もとまち

殺しの分け前/ポイント・ブランクのもとまちのレビュー・感想・評価

3.8
サイケデリックな映像美と共に繰り広げられる奇妙な復讐譚。

殺し屋が自分の分け前を取り戻すだけのシンプルなストーリーに、現実・虚実・回想・夢が複雑に入り混じってごっちゃごちゃ。見ているこっちも凄い酩酊感に襲われる。まるで悪夢を見ているかのよう。

しかも、物語の途中で復讐は完了してしまう。それなのに、リーマーヴィン演じる殺し屋は動くことをやめない。標的を復讐相手の仲間に変更し、再び狙い始める。彼の行動原理が説明されることは一切ない。それが何とも不気味。寡黙に自分の分け前を払うよう相手に詰め寄る様はさながら亡霊である。

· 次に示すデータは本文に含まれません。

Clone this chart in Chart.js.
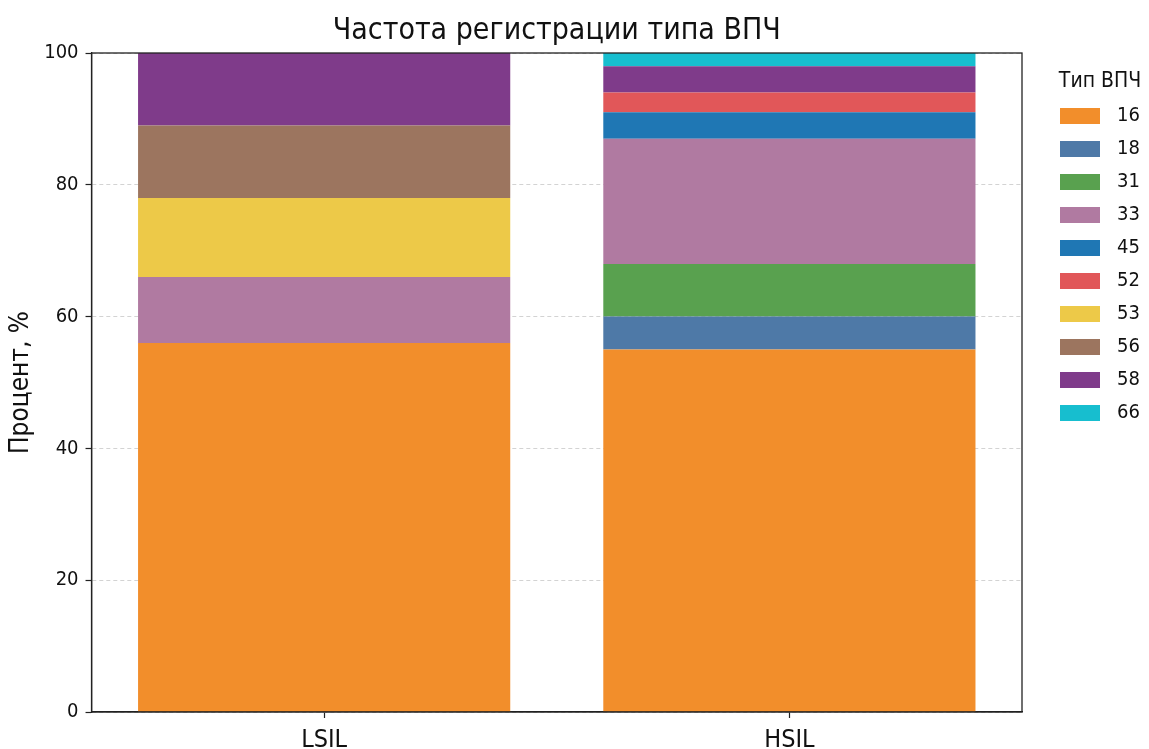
<!DOCTYPE html>
<html><head><meta charset="utf-8">
<script src="https://cdn.jsdelivr.net/npm/chart.js@4"></script>
<style>html,body{margin:0;padding:0;background:#fff}#w{width:1149px;height:749px}</style>
</head><body><div id="w"><canvas id="c"></canvas></div>
<script>
const categories = ["LSIL", "HSIL"];
const types = ["16", "18", "31", "33", "45", "52", "53", "56", "58", "66"];
const v16 = [56, 55];
const v18 = [0, 5];
const v31 = [0, 8];
const v33 = [10, 19];
const v45 = [0, 4];
const v52 = [0, 3];
const v53 = [12, 0];
const v56 = [11, 0];
const v58 = [11, 4];
const v66 = [0, 2];
const yTicks = [0, 20, 40, 60, 80, 100];
const colors = ["#f28e2b", "#4e79a7", "#59a14f", "#b07aa1", "#1f77b4", "#e15759", "#edc948", "#9c755f", "#7f3b8a", "#17becf"];
const series = [v16, v18, v31, v33, v45, v52, v53, v56, v58, v66];
const FAM = "'DejaVu Sans Condensed', 'DejaVu Sans', sans-serif";

const deco = {
  id: 'deco',
  afterDatasetsDraw(chart) {
    const {ctx, chartArea: a} = chart;
    ctx.save();
    ctx.strokeStyle = '#222';
    ctx.lineWidth = 1.3;
    ctx.strokeRect(a.left, a.top, a.right - a.left, a.bottom - a.top);
    ctx.restore();
  },
  afterDraw(chart) {
    const {ctx, chartArea: a} = chart;
    ctx.save();
    ctx.fillStyle = '#111';
    ctx.textBaseline = 'middle';
    ctx.textAlign = 'center';
    ctx.font = "30px " + FAM;
    ctx.fillText('Частота регистрации типа ВПЧ', (a.left + a.right) / 2, 31);
    ctx.font = "21px " + FAM;
    ctx.fillText('Тип ВПЧ', 1100, 82);
    ctx.textAlign = 'left';
    ctx.font = "20px " + FAM;
    chart.data.datasets.forEach((ds, i) => {
      const cy = 116 + i * 33;
      ctx.fillStyle = ds.backgroundColor;
      ctx.fillRect(1060, cy - 8, 40, 16);
      ctx.fillStyle = '#111';
      ctx.fillText(ds.label, 1117, cy);
    });
    ctx.restore();
  }
};

new Chart(document.getElementById('c'), {
  type: 'bar',
  data: {
    labels: categories,
    datasets: types.map((t, i) => ({
      label: t, data: series[i], backgroundColor: colors[i], borderWidth: 0,
      barPercentage: 0.8, categoryPercentage: 1.0
    }))
  },
  options: {
    responsive: true, maintainAspectRatio: false, animation: false,
    layout: {padding: {top: 53, right: 127, left: 1, bottom: -14}},
    plugins: {
      title: {display: false},
      legend: {display: false},
      tooltip: {enabled: false}
    },
    scales: {
      x: {stacked: true,
        grid: {display: true, drawOnChartArea: false, offset: false, tickLength: 6, tickColor: '#222', tickWidth: 1.2},
        border: {color: '#222', width: 1.3},
        ticks: {color: '#111', font: {family: FAM, size: 25, lineHeight: 1.0}, padding: 10}},
      y: {stacked: true, min: 0, max: 100,
        afterBuildTicks(s) { s.ticks = yTicks.map(v => ({value: v})); },
        grid: {color: '#c8c8c8', lineWidth: 0.8, tickLength: 6, tickColor: '#222', tickWidth: 1.2, tickBorderDash: [10, 0]},
        border: {color: '#222', width: 1.3, dash: [4, 3]},
        ticks: {color: '#111', font: {family: FAM, size: 20}, padding: 7},
        title: {display: true, text: 'Процент, %', color: '#111', font: {family: FAM, size: 26}, padding: {top: 5, bottom: 0}}
      }
    }
  },
  plugins: [deco]
});
</script></body></html>
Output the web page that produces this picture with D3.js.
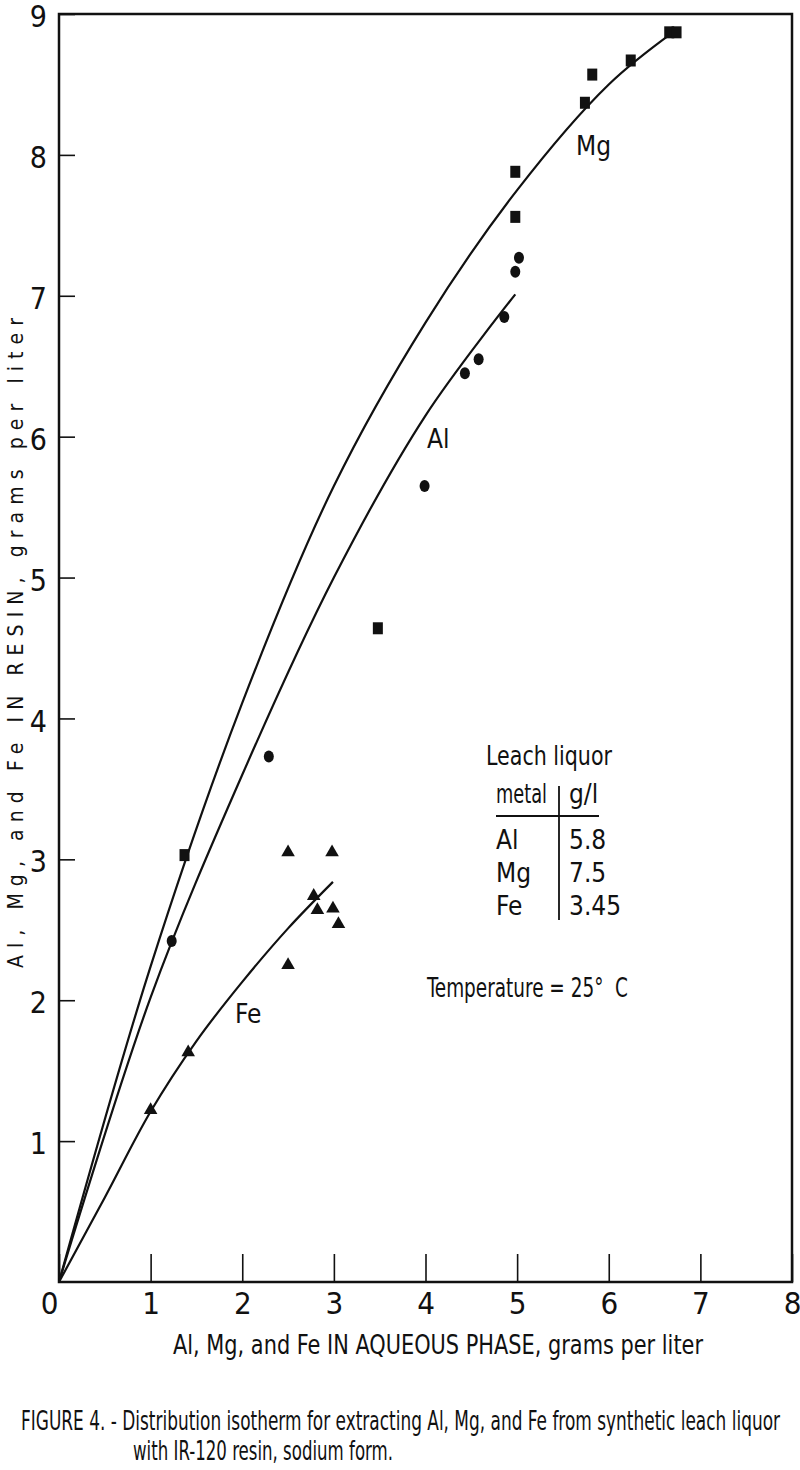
<!DOCTYPE html>
<html>
<head>
<meta charset="utf-8">
<script src="https://cdn.jsdelivr.net/npm/d3@7"></script>
<style>
body { margin: 0; background: #fff; }
svg { display: block; }
text { font-family: "Liberation Sans Narrow", "DejaVu Sans Condensed", "Roboto Condensed", "Liberation Sans", sans-serif; fill: #111; }
</style>
</head>
<body>
<svg id="chart" width="800" height="1470"></svg>
<script>
// measured points, grams per liter (aqueous vs resin)
var mgAq    = [1.37, 3.48, 4.98, 4.98, 5.74, 5.82, 6.24, 6.66, 6.74];
var mgResin = [3.03, 4.64, 7.88, 7.56, 8.37, 8.57, 8.67, 8.87, 8.87];
var alAq    = [1.23, 2.29, 3.99, 4.43, 4.58, 4.86, 4.98, 5.02];
var alResin = [2.42, 3.73, 5.65, 6.45, 6.55, 6.85, 7.17, 7.27];
var feAq    = [1.00, 1.41, 2.50, 2.98, 2.78, 2.82, 2.99, 3.05, 2.50];
var feResin = [1.22, 1.63, 3.05, 3.05, 2.74, 2.64, 2.65, 2.54, 2.25];

// drawn isotherm curves
var mgFitX = [0, 1, 2, 3, 4, 5, 6, 6.70];
var mgFitY = [0, 2.24, 4.11, 5.65, 6.81, 7.75, 8.50, 8.87];
var alFitX = [0, 1, 2, 3, 4, 4.98];
var alFitY = [0, 2.02, 3.60, 5.00, 6.15, 7.01];
var feFitX = [0, 0.5, 1.0, 1.5, 2.0, 2.5, 2.99];
var feFitY = [0, 0.60, 1.21, 1.71, 2.13, 2.51, 2.84];

var xTicks = [0, 1, 2, 3, 4, 5, 6, 7, 8];
var yTicks = [1, 2, 3, 4, 5, 6, 7, 8, 9];

// leach liquor table
var liquorMetal = ["Al", "Mg", "Fe"];
var liquorConc  = ["5.8", "7.5", "3.45"];

var svg = d3.select("#chart");
var ink = "#111";

var x = d3.scaleLinear().domain([0, 8]).range([59, 792]);
var y = d3.scaleLinear().domain([0, 9]).range([1282, 14]);

function zip(xs, ys) { return xs.map((v, i) => [v, ys[i]]); }

// frame
svg.append("rect")
    .attr("x", x(0)).attr("y", y(9))
    .attr("width", x(8) - x(0)).attr("height", y(0) - y(9))
    .attr("fill", "none").attr("stroke", ink).attr("stroke-width", 2.5);

// x axis, ticks point inward
var gx = svg.append("g")
    .attr("transform", "translate(0," + y(0) + ")")
    .call(d3.axisBottom(x).tickValues(xTicks).tickSizeInner(-28).tickSizeOuter(0).tickPadding(10));
gx.select(".domain").remove();
gx.selectAll(".tick line").attr("stroke", ink).attr("stroke-width", 1.6);
gx.selectAll(".tick text").style("font-size", "31px").attr("fill", ink);
gx.selectAll(".tick").filter(d => d === 0).select("text").attr("dx", -10);

// y axis
var gy = svg.append("g")
    .attr("transform", "translate(" + x(0) + ",0)")
    .call(d3.axisLeft(y).tickValues(yTicks).tickSizeInner(-16).tickSizeOuter(0).tickPadding(12));
gy.select(".domain").remove();
gy.selectAll(".tick line").attr("stroke", ink).attr("stroke-width", 1.6);
gy.selectAll(".tick text").style("font-size", "30px").attr("fill", ink).attr("dy", "0.42em");

// curves
var line = d3.line().x(d => x(d[0])).y(d => y(d[1])).curve(d3.curveCatmullRom.alpha(0.5));
[[mgFitX, mgFitY], [alFitX, alFitY], [feFitX, feFitY]].forEach(function(c) {
    svg.append("path")
        .datum(zip(c[0], c[1]))
        .attr("d", line)
        .attr("fill", "none")
        .attr("stroke", ink)
        .attr("stroke-width", 2.2);
});

// markers
svg.append("g").selectAll("rect")
    .data(zip(mgAq, mgResin))
    .join("rect")
    .attr("x", d => x(d[0]) - 5).attr("y", d => y(d[1]) - 6)
    .attr("width", 10).attr("height", 12)
    .attr("fill", ink);

svg.append("g").selectAll("ellipse")
    .data(zip(alAq, alResin))
    .join("ellipse")
    .attr("cx", d => x(d[0])).attr("cy", d => y(d[1]))
    .attr("rx", 5).attr("ry", 6)
    .attr("fill", ink);

var tri = d3.symbol().type(d3.symbolTriangle).size(80);
svg.append("g").selectAll("path")
    .data(zip(feAq, feResin))
    .join("path")
    .attr("d", tri)
    .attr("transform", d => "translate(" + x(d[0]) + "," + y(d[1]) + ")")
    .attr("fill", ink);

// curve labels
function label(txt, px, py, size) {
    return svg.append("text").attr("x", px).attr("y", py).style("font-size", size + "px").text(txt);
}
label("Mg", 576, 155, 26);
label("Al", 427, 448, 26);
label("Fe", 235, 1023, 26);

// leach liquor table
label("Leach liquor", 486, 765, 26).attr("textLength", 126).attr("lengthAdjust", "spacingAndGlyphs");
label("metal", 496, 803, 26).attr("textLength", 51).attr("lengthAdjust", "spacingAndGlyphs");
label("g/l", 569, 803, 26);
svg.append("line").attr("x1", 496).attr("x2", 599).attr("y1", 816).attr("y2", 816)
    .attr("stroke", ink).attr("stroke-width", 2.2);
svg.append("line").attr("x1", 559).attr("x2", 559).attr("y1", 786).attr("y2", 920)
    .attr("stroke", ink).attr("stroke-width", 1.8);
liquorMetal.forEach(function(m, i) {
    label(m, 496, 849 + i * 33, 26);
    label(liquorConc[i], 569, 849 + i * 33, 26);
});
label("Temperature = 25\u00B0  C", 427, 997, 26)
    .attr("textLength", 201).attr("lengthAdjust", "spacingAndGlyphs")
    .style("white-space", "pre");

// axis titles
label("Al, Mg, and Fe IN AQUEOUS PHASE, grams per liter", 173, 1354, 26)
    .attr("textLength", 530).attr("lengthAdjust", "spacingAndGlyphs");

svg.append("text")
    .attr("transform", "translate(23,643) rotate(-90)")
    .attr("text-anchor", "middle")
    .style("font-size", "21px")
    .attr("textLength", 650).attr("lengthAdjust", "spacing")
    .text("Al, Mg, and Fe IN RESIN, grams per liter");

// caption: condensed face, drawn small and stretched tall
function caption(txt, px, py, len) {
    return svg.append("text")
        .attr("transform", "translate(" + px + "," + py + ") scale(1,1.42)")
        .style("font-size", "19px")
        .attr("textLength", len).attr("lengthAdjust", "spacingAndGlyphs")
        .text(txt);
}
caption("FIGURE 4. - Distribution isotherm for extracting Al, Mg, and Fe from synthetic leach liquor", 21, 1430, 759);
caption("with IR-120 resin, sodium form.", 133, 1460, 260);
</script>
</body>
</html>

なんと、そういう説があるそうで。実は主人公は冒頭の時点でとっくに死んでいて、彼の亡霊もしくは怨念が彷徨い続けているのではないか、ということらしい。確かにそう考えると腑に落ちる点が多い。あっさりと建物に潜入し復讐を果たしていくのも、彼が本作の中で直接手を汚した殺しのシーンが一つもないのも、この説なら合点がいくのである。
なるほど、本作はホラー映画だったのか……?なんだか、黒沢清の『蜘蛛の瞳』みたいだ。かなり影響を受けている気がする。

解釈はこれだけではなく、ファンの間では色んな説が飛び交っているらしい。いずれにせよ、ただの変なノワールに終わらぬ不思議な味わいを残す作品であったことは確かだ。